Murdoch “has made clear in private discussions over the last two years that he thinks Mr. Trump, despite his popularity with Fox News viewers, is unhealthy for the Republican Party,” the New York Times reported on Wednesday. And so, like many Trump-skeptical Republicans, he’s been looking for an alternative.

Also, like many Trump-skeptical Republicans, Murdoch appears to have believed that the party could rerun 2016 but with a twist: put a popular alternative on the ballot against a moderately popular Trump, consolidate the anti-Trump vote and watch Trump fumble. But this approach has already shown significant limitations, including that the non-Trump vote hasn’t consolidated.

It’s also hobbled by the fact that the strongest non-Trump candidate to emerge was Florida Gov. Ron DeSantis, who for months enjoyed favorable treatment from Murdoch’s media properties. But his campaign has proven to be an alternative to Trump not in the sense that anti-Trump voters like him. Instead, it’s an alternative to Trump in the sense that Trump voters like him as their second choice.

DeSantis needed a strong campaign launch to assuage concerns that he might not be the consolidated anti-Trump candidate. He didn’t get it. So now, according to the Times and Rolling Stone, Murdoch is looking elsewhere.

“Murdoch has also noted DeSantis 2024’s recent failures to chip away at Trump’s stubborn dominance in the polls, despite the pre-campaign-launch hype about how things would significantly change right after DeSantis’ declaration,” Rolling Stone reported. Murdoch, the Times adds, has talked about getting Virginia Gov. Glenn Youngkin into the race (an idea that obviously appeals to Youngkin).

Again, though, the blame for Murdoch’s predicament centers heavily on Murdoch’s properties, including Fox News.

Consider what happened in 2015 and 2016. Before Trump announced his candidacy — and immediately after he did — Fox News didn’t spend a lot of time talking about him. Then his anti-immigration rhetoric sparked controversy and a surge in support and Fox News went from talking about Jeb Bush 60 percent more than Trump (in June 2015) to talking about Trump four times as much in July.

From then on, Trump consistently got far more coverage than his opponents. Fox News decided that appeasing their mutual fan base with Trump was better than antagonizing it.

As president, Fox spent far more time covering Trump than it had Barack Obama. From 2017 through 2019, Trump was consistently mentioned in 10 percent of 15-second blocks airing on the channel each month.
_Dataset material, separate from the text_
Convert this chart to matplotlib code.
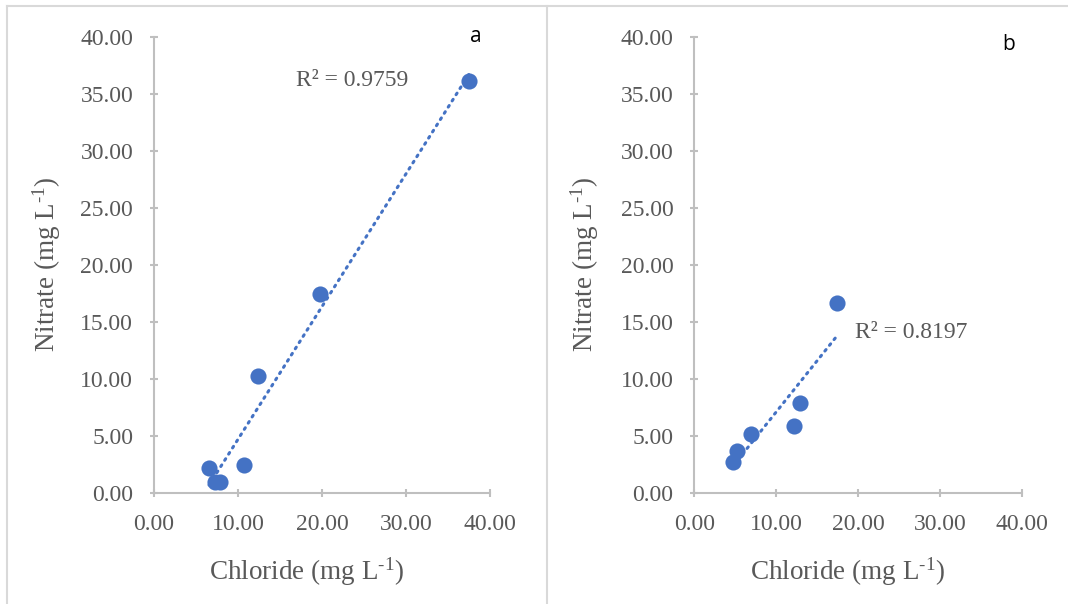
import numpy as np
import matplotlib
matplotlib.use("Agg")
import matplotlib.pyplot as plt
from matplotlib.lines import Line2D

# values
chloride_a = [6.55, 7.3, 7.9, 10.75, 12.42, 19.8, 37.5]
nitrate_a = [2.15, 0.98, 0.96, 2.43, 10.24, 17.45, 36.1]
r2_a = "R² = 0.9759"

chloride_b = [4.76, 5.17, 6.9, 12.2, 12.9, 17.37]
nitrate_b = [2.72, 3.68, 5.15, 5.88, 7.9, 16.6]
r2_b = "R² = 0.8197"

ticks = [0, 10, 20, 30, 40]
yticks = [0, 5, 10, 15, 20, 25, 30, 35, 40]

blue = "#4472C4"
grey_txt = "#595959"
grey_line = "#BFBFBF"

plt.rcParams["font.family"] = ["Liberation Serif", "DejaVu Serif"]
plt.rcParams["mathtext.fontset"] = "custom"
plt.rcParams["mathtext.rm"] = "Liberation Serif"
plt.rcParams["mathtext.it"] = "Liberation Serif:italic"

W, H = 1068, 604
fig = plt.figure(figsize=(W / 100, H / 100), dpi=100)

# outer frame lines
for xs, ys in [([7 / W, 7 / W], [0, 1 - 6 / H]),
               ([7 / W, 1], [1 - 6 / H, 1 - 6 / H]),
               ([547 / W, 547 / W], [0, 1 - 6 / H])]:
    fig.add_artist(Line2D(xs, ys, transform=fig.transFigure, color="#D9D9D9", lw=1.5))


def panel(rect, x, y, r2, r2_pos, letter, letter_pos, xlab_pos, ylab_pos):
    ax = fig.add_axes(rect)
    ax.scatter(x, y, s=135, color=blue, zorder=3, linewidths=0)
    k, b = np.polyfit(x, y, 1)
    xx = np.array([min(x), max(x)])
    ax.plot(xx, k * xx + b, color=blue, lw=2.2, ls=(0, (0.6, 1.8)),
            dash_capstyle="round", zorder=2)
    ax.set_xlim(0, 40)
    ax.set_ylim(0, 40)
    ax.set_xticks(ticks)
    ax.set_yticks(yticks)
    ax.set_xticklabels([f"{t:.2f}" for t in ticks])
    ax.set_yticklabels([f"{t:.2f}" for t in yticks])
    for s in ["top", "right"]:
        ax.spines[s].set_visible(False)
    for s in ["left", "bottom"]:
        ax.spines[s].set_color(grey_line)
        ax.spines[s].set_linewidth(1.5)
    ax.tick_params(direction="inout", length=6, width=1.5, color=grey_line,
                   labelcolor=grey_txt, labelsize=17, pad=12)
    ax.set_xlabel(r"Chloride (mg L$^{\text{-1}}$)", fontsize=19.5, color=grey_txt)
    ax.set_ylabel(r"Nitrate (mg L$^{\text{-1}}$)", fontsize=19.5, color=grey_txt)
    ax.xaxis.set_label_coords(xlab_pos[0] / W, 1 - xlab_pos[1] / H, transform=fig.transFigure)
    ax.yaxis.set_label_coords(ylab_pos[0] / W, 1 - ylab_pos[1] / H, transform=fig.transFigure)
    ax.xaxis.label.set_va("center")
    ax.yaxis.label.set_va("center")
    ax.patch.set_alpha(0)
    fig.text(r2_pos[0] / W, 1 - r2_pos[1] / H, r2, fontsize=17,
             color=grey_txt, ha="left", va="center")
    fig.text(letter_pos[0] / W, 1 - letter_pos[1] / H, letter, family="Open Sans",
             fontsize=15, color="black", ha="center", va="center")
    return ax


panel([154 / W, 1 - 492.7 / H, 336 / W, 456 / H], chloride_a, nitrate_a,
      r2_a, (296, 81), "a", (476, 36), (307, 572), (47, 264))
panel([694.3 / W, 1 - 492.7 / H, 328 / W, 456 / H], chloride_b, nitrate_b,
      r2_b, (855, 333), "b", (1009, 45), (848, 572), (585, 264))

fig.savefig("out.png", dpi=100)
That’s twice what Obama got in 2016 and more than Biden got in 2021. Even out of office in 2021, Trump continued getting as much attention from Fox News as Obama had in his last year in office.

One result was that no Republicans were more loyal to Trump than those who watched Fox News.

Over the past 20 months, Trump has continued to be a focus of Fox News coverage, often thanks to his allies on the network defending his actions. There was a spike in Fox News coverage of Trump in August 2022, coinciding with the FBI search of his property at Mar-a-Lago. Suffice it to say that this new attention was not critical of the former president.

So far this year, Trump has consistently attracted more attention than DeSantis on Fox News’s airwaves. On average, he is mentioned four times as often in a month as the Florida governor. Even in the month when DeSantis announced, Trump still beat him by almost 2 to 1.

And that was the peak of Fox’s attention for DeSantis. In the past two months, Fox News has mentioned the name Biden in the context of the president’s son Hunter more often than it has mentioned DeSantis.

(Youngkin barely registers in Fox’s coverage.)

Trump is now doing better in primary polling than he ever did in 2015 or 2016. His position with Republican voters — and, by extension, Fox News viewers — is better than it was the last time he was in a contested primary fight.

One key reason for that is that Murdoch and his media empire decided it was better to strengthen his position and retain his base as viewers than to challenge him even on the most obvious issues. They still do it.

Murdoch is reportedly frustrated with DeSantis and wants someone else who can challenge Trump. Few people bear more blame for his current position than Rupert Murdoch.